I was never bothered about not roaming the streets or "calling" for people. I always found that to be quite a rude thing to do anyway, for people to tun up unexpectedly and expect you to drop what you're doing and wander the streets with them. I prefer planning and making arrangments. I've got quite a large garden too, so when I'd invited friends for dinner, we had a big area to play in, when I was little, which a lot of kids didn't have, so I guess I was lucky.

I think waiting until 11 or 12 has allowed me to fully understand that there are dangers out there, without experiencing them first hand and being scarred for life. But I do think its different for kids who live on estates etc, as "calling" is a common occurance, where as I was quite shielded from that and was not tempted by it in the slightest.

But at the end of the day, you've got to use your own discretion. Talk to the parent's of his friends, they will probably be having the same kind of dilema going on and may be able to help.

Snook
25-07-2004, 10:20
I was allowed to go round to my friends house when i was about 7, i think it's about the right age to start letting kids have some freedom. I think going to someones house around the corner is fine, but the major issue is road safety, especially as children that young can't see was well as adults what is coming on the roads, so they have to be extra careful.

Rich
25-07-2004, 14:21
It's not just about road safety awareness though, it's about safety in general, there's a lot of nutters out there just waiting for inexperienced un street-wise youngsters to show up.... Sorry to be so blunt and probably scaring you FF but you know I speak the truth.

Basically it's up to you as a parent to decide whether your kids have got the where-withall to play it safe while out and about on their own, that's why I think people who complain about kids with mobile phones need to shut up and get with teh picture, cos a mobile is often a kid's only means of getting in touch with home in times of need.

Snook
25-07-2004, 14:43
You have to teach your kids to be very careful around strangers, as it's best if kids are more wary than they are trusting. We all know how important it is not to talk to strangers or accept sweets from them, but i'd really worry more about the roads. Make sure they know how dangerous they are.

I also think there is a world of difference between playing on your front and going around to a friends, than the poor kids you see left along in parks and stuff.

'The number of children killed or seriously injured on the roads in 2003 was 4,100 '

'Kidnaps and murders by strangers are no more common than 20 years ago, according to Home Office figures which show there are, on average, six such deaths a year.'

Just to put things into perspective for you.

Andy
25-07-2004, 20:15
I was allowed out on my own from about 7, and I never came to any harm.

I understand why you're worried though. I suppose the world's changed a lot in the last 15 years.

Internetowl
25-07-2004, 23:11
My daughters 8 - she's still tied to the garden I'm afraid. Not me but the other half. I let her go out but the other half says Nope.

Still it means I get to go to the park etc etc when its nice with a justified excuse and not stuck mowing the lawn etc :)

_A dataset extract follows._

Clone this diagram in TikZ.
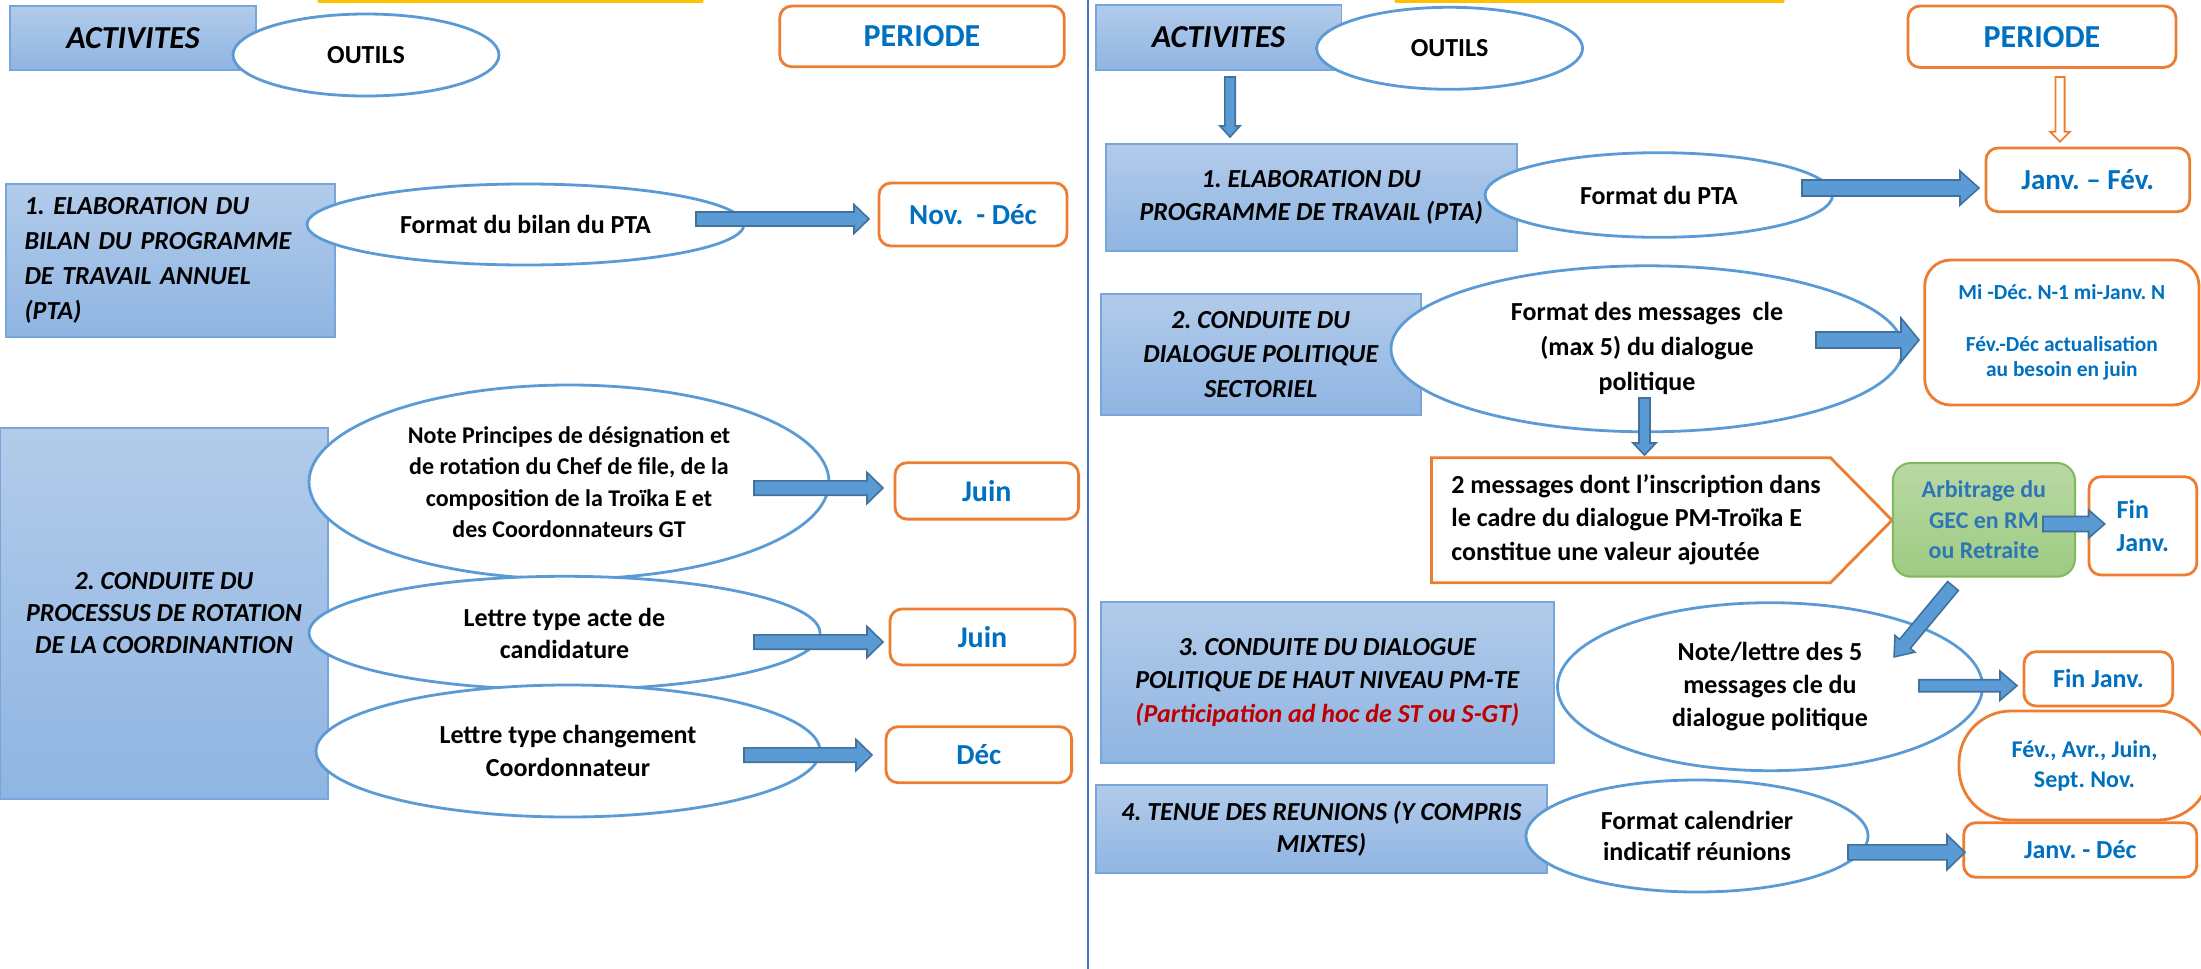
\documentclass[tikz,border=0pt]{standalone}
\usepackage{fontspec}
\setmainfont{Carlito}
\frenchspacing
\usetikzlibrary{calc,shapes.geometric}

\definecolor{actTop}{RGB}{178,203,234}
\definecolor{actBot}{RGB}{143,181,226}
\definecolor{actLine}{RGB}{120,165,218}
\definecolor{toolLine}{RGB}{91,155,213}
\definecolor{perLine}{RGB}{237,125,49}
\definecolor{perText}{RGB}{0,112,192}
\definecolor{arrFill}{RGB}{91,155,213}
\definecolor{arrLine}{RGB}{65,113,156}
\definecolor{sepLine}{RGB}{68,114,196}
\definecolor{barGold}{RGB}{255,192,0}
\definecolor{arbTop}{RGB}{184,216,164}
\definecolor{arbBot}{RGB}{158,203,130}
\definecolor{arbLine}{RGB}{128,185,90}
\definecolor{arbText}{RGB}{46,117,182}
\definecolor{noteRed}{RGB}{192,0,0}

\newcommand{\fsz}[2]{\fontsize{#1}{#2}\selectfont}
\newcommand{\fatarrow}[6][blockarr]{%
	\path[#1] let \p1=(#2), \p2=(#3),
		\n1={atan2(\y2-\y1,\x2-\x1)}, \n2={veclen(\x2-\x1,\y2-\y1)-#6}, \n3={veclen(\x2-\x1,\y2-\y1)} in
		[shift={(\p1)}, rotate=\n1]
		(0pt,#4) -- (\n2,#4) -- (\n2,#5) -- (\n3,0pt) -- (\n2,-#5) -- (\n2,-#4) -- (0pt,-#4) -- cycle;
}

\tikzset{
	actbox/.style 2 args={draw=actLine, line width=0.9pt, top color=actTop, bottom color=actBot, inner sep=0pt, align=center, font=\bfseries\itshape\fsz{#1}{#2}},
	tool/.style 2 args={ellipse, draw=toolLine, line width=1.4pt, fill=white, inner sep=0pt, align=center, font=\bfseries\fsz{#1}{#2}},
	perbox/.style 2 args={draw=perLine, line width=1.4pt, fill=white, rounded corners=6pt, inner sep=0pt, align=center, text=perText, font=\bfseries\fsz{#1}{#2}},
	blockarr/.style={fill=arrFill, draw=arrLine, line width=0.8pt},
	hollowarr/.style={fill=white, draw=perLine, line width=0.9pt},
}

\begin{document}
\begin{tikzpicture}[x=0.5pt, y=-0.5pt]

	\useasboundingbox (0,0) rectangle (2201,969);
	\fill[white] (0,0) rectangle (2201,969);
	\draw[barGold, line width=1.6pt, line cap=round] (319,1)--(702,1);
	\draw[barGold, line width=1.6pt, line cap=round] (1396,1)--(1783,1);
	\draw[sepLine, line width=1.2pt] (1088,0)--(1088,969);

	\node[actbox={16}{19}, minimum width=122.75pt, minimum height=32.35pt] (actL) at (133,38) {ACTIVITES};
	\node[tool={13}{16}, minimum width=133pt, minimum height=41pt] (outL) at (366,55) {OUTILS};
	\node[perbox={16}{19}, minimum width=142.3pt, minimum height=30.35pt] (perL) at (922,36.4) {PERIODE};

	\node[actbox={13}{17.5}, align=left, text width=145.7pt, minimum width=164.7pt, minimum height=76.5pt] (elabL) at (170.3,260.5) {1. ELABORATION DU\\BILAN DU PROGRAMME\\DE TRAVAIL ANNUEL\\(PTA)};
	\node[tool={13}{16}, minimum width=218.5pt, minimum height=40.5pt] (bilanL) at (525.5,224.5) {Format du bilan du PTA};
	\node[perbox={14.5}{17}, minimum width=94pt, minimum height=31.5pt] (novL) at (973,214.5) {Nov.\ \ - Déc};

	\node[actbox={13}{16}, minimum width=164pt, minimum height=185.5pt] (condL) at (164,613.5) {2. CONDUITE DU\\PROCESSUS DE ROTATION\\DE LA COORDINANTION};
	\node[tool={12}{15.7}, minimum width=260pt, minimum height=97pt] (noteL) at (569,482) {Note Principes de désignation et\\de rotation du Chef de file, de la\\composition de la Troïka E et\\des Coordonnateurs GT};
	\node[tool={13}{16}, minimum width=255.5pt, minimum height=56.7pt] (acteL) at (564.5,633) {Lettre type acte de\\candidature};
	\node[tool={13}{16.35}, minimum width=252pt, minimum height=66pt] (chgL) at (568,751) {Lettre type changement\\Coordonnateur};
	\node[perbox={15}{18}, minimum width=91.8pt, minimum height=28.2pt] (juinA) at (986.8,490.9) {Juin};
	\node[perbox={15}{18}, minimum width=92.5pt, minimum height=28pt] (juinB) at (982.5,637) {Juin};
	\node[perbox={14.5}{17}, minimum width=92.8pt, minimum height=28pt] (decL) at (978.8,754.7) {Déc};

	\coordinate (a1s) at (696,219);
	\coordinate (a1e) at (869,219);
	\coordinate (a2s) at (754,488);
	\coordinate (a2e) at (883,488);
	\coordinate (a3s) at (754,642);
	\coordinate (a3e) at (883,642);
	\coordinate (a4s) at (744,755);
	\coordinate (a4e) at (872,755);
	\fatarrow{a1s}{a1e}{3.5pt}{7.25pt}{7.5pt}
	\fatarrow{a2s}{a2e}{3.6pt}{7.8pt}{8pt}
	\fatarrow{a3s}{a3e}{3.6pt}{7.8pt}{8pt}
	\fatarrow{a4s}{a4e}{3.6pt}{7.8pt}{8pt}

	\node[actbox={16}{19}, minimum width=122.9pt, minimum height=32.5pt] (actR) at (1218.6,37.5) {ACTIVITES};
	\node[tool={13}{16}, minimum width=133pt, minimum height=41pt] (outR) at (1449.6,48.3) {OUTILS};
	\node[perbox={16}{19}, minimum width=134pt, minimum height=30.7pt] (perR) at (2042,36.7) {PERIODE};

	\node[actbox={13}{16.85}, minimum width=205.7pt, minimum height=53.35pt] (elabR) at (1311.3,197.3) {1. ELABORATION DU\\PROGRAMME DE TRAVAIL (PTA)};
	\node[tool={13}{16}, minimum width=173.8pt, minimum height=42.3pt] (ptaR) at (1658.8,195) {Format du PTA};
	\node[perbox={14.5}{17}, minimum width=101.85pt, minimum height=31.85pt] (janfev) at (2087.8,179.8) {Janv. – Fév.};

	\node[actbox={13}{17.25}, minimum width=160.2pt, minimum height=60.5pt] (condR) at (1260.8,354.5) {2. CONDUITE DU\\DIALOGUE POLITIQUE\\SECTORIEL};
	\node[tool={13}{17.5}, minimum width=256pt, minimum height=83pt] (msgR) at (1647,348.8) {Format des messages~ cle\\(max 5) du dialogue\\politique};
	\node[perbox={10.7}{12.85}, rounded corners=13pt, minimum width=137.15pt, minimum height=72.5pt] (midec) at (2061.85,332.5) {Mi -Déc. N-1 mi-Janv. N\\[12.85pt]Fév.-Déc actualisation\\au besoin en juin};

	\coordinate (pA) at (1431.5,457.7);
	\coordinate (pB) at (1830.5,457.7);
	\coordinate (pC) at (1892,520.2);
	\coordinate (pD) at (1830.5,582.7);
	\coordinate (pE) at (1431.5,582.7);
	\draw[perLine, line width=1.4pt, fill=white] (pA)--(pB)--(pC)--(pD)--(pE)--cycle;
	\node[anchor=west, align=left, inner sep=0pt, font=\bfseries\fsz{13}{16.7}] (msg2) at (1451,519.5) {2 messages dont l’inscription dans\\le cadre du dialogue PM-Troïka E\\constitue une valeur ajoutée};

	\node[draw=arbLine, line width=1pt, top color=arbTop, bottom color=arbBot, rounded corners=9pt, align=center, inner sep=0pt, text=arbText, font=\bfseries\fsz{12}{15.25}, minimum width=91.1pt, minimum height=56.85pt] (arb) at (1983.9,519.85) {Arbitrage du\\GEC en RM\\ou Retraite};
	\node[perbox={13}{16.65}, align=left, minimum width=53.9pt, minimum height=49.15pt] (finA) at (2142.9,525.85) {Fin\\Janv.};

	\node[actbox={13}{16.65}, minimum width=226.7pt, minimum height=80.8pt] (dialR) at (1327.3,682.5) {3. CONDUITE DU DIALOGUE\\POLITIQUE DE HAUT NIVEAU PM-TE\\\textcolor{noteRed}{(Participation ad hoc de ST ou S-GT)}};
	\node[tool={13}{16.65}, minimum width=212.5pt, minimum height=84pt] (noteR) at (1770,686.7) {Note/lettre des 5\\messages cle du\\dialogue politique};
	\node[perbox={13}{16}, minimum width=74.35pt, minimum height=27.15pt] (finB) at (2098.35,678.85) {Fin Janv.};
	\node[perbox={12}{15}, rounded corners=26pt, minimum width=125.5pt, minimum height=54.5pt] (fev) at (2084.5,765.5) {Fév., Avr., Juin,\\Sept. Nov.};

	\node[actbox={13}{16.15}, minimum width=225.65pt, minimum height=44.15pt] (reuR) at (1321.35,829.15) {4. TENUE DES REUNIONS (Y COMPRIS\\MIXTES)};
	\node[tool={13}{15.85}, minimum width=171pt, minimum height=56pt] (calR) at (1697,836) {Format calendrier\\indicatif réunions};
	\node[perbox={13}{16}, minimum width=116.55pt, minimum height=27.3pt] (jandec) at (2080.25,850) {Janv. - Déc};

	\coordinate (d1s) at (1230,77);
	\coordinate (d1e) at (1230,137);
	\coordinate (d2s) at (2060,77);
	\coordinate (d2e) at (2060,141.7);
	\coordinate (b1s) at (1802,188);
	\coordinate (b1e) at (1979,188);
	\coordinate (b2s) at (1816,340);
	\coordinate (b2e) at (1919,340);
	\coordinate (d3s) at (1644.5,398);
	\coordinate (d3e) at (1644.5,455);
	\coordinate (g1s) at (2043,524);
	\coordinate (g1e) at (2104.7,524);
	\coordinate (g2s) at (1953,586);
	\coordinate (g2e) at (1894,657);
	\coordinate (b3s) at (1919,685.7);
	\coordinate (b3e) at (2017,685.7);
	\coordinate (b4s) at (1848,852.3);
	\coordinate (b4e) at (1965,852.3);
	\fatarrow{d1s}{d1e}{2.6pt}{5pt}{5.5pt}
	\fatarrow[hollowarr]{d2s}{d2e}{2.3pt}{5pt}{5pt}
	\fatarrow{b1s}{b1e}{4pt}{8.5pt}{9.5pt}
	\fatarrow{b2s}{b2e}{4pt}{11pt}{9pt}
	\fatarrow{d3s}{d3e}{2.75pt}{5.75pt}{6pt}
	\fatarrow{g1s}{g1e}{3.75pt}{7pt}{8pt}
	\fatarrow{g2s}{g2e}{3.5pt}{6.5pt}{8.5pt}
	\fatarrow{b3s}{b3e}{3pt}{7.3pt}{8.5pt}
	\fatarrow{b4s}{b4e}{3.75pt}{8.75pt}{9pt}

\end{tikzpicture}
\end{document}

So its not all bad. God only knows when she goes to senior school in a couple of years time :)

Cyclone
26-07-2004, 08:40
I was allowed out to call for friends at about 5 I think. But then my parents don't live in the city, a quiet village street away from the main road is fairly safe.

I'm sure the media would like us to think that "there are a lot of nutters out their" who around snatching children all the time. But I think it's actually incredibly rare.

I've never met a 5 year old (then or since) who thought that calling round unexpectedly was rude. Nor one who is allowed to call their friends or has the capacity to plan something in advance.

I don't think we wandered the streets though. We would stay at a parents house and play, or maybe play on the street outside the house or the field out the back. I'm sure my parents kept a pretty close eye on me really, I just didn't know about it.
I was probably 12 or 13 before I ever felt the need to go into town without my parents, although by then I'd probably roam upto 4 or 5 miles away on my bike with friends.

tango2
26-07-2004, 13:30
Its not the age of the child, sadly its the numerous freaks that are loose on our streets.

My kids are aged 9 and 4, they are always within range in the back garden, nice sturdy 6 foot gate keeps them secure.

However its a sad thing that we must imprison our children just to protect them.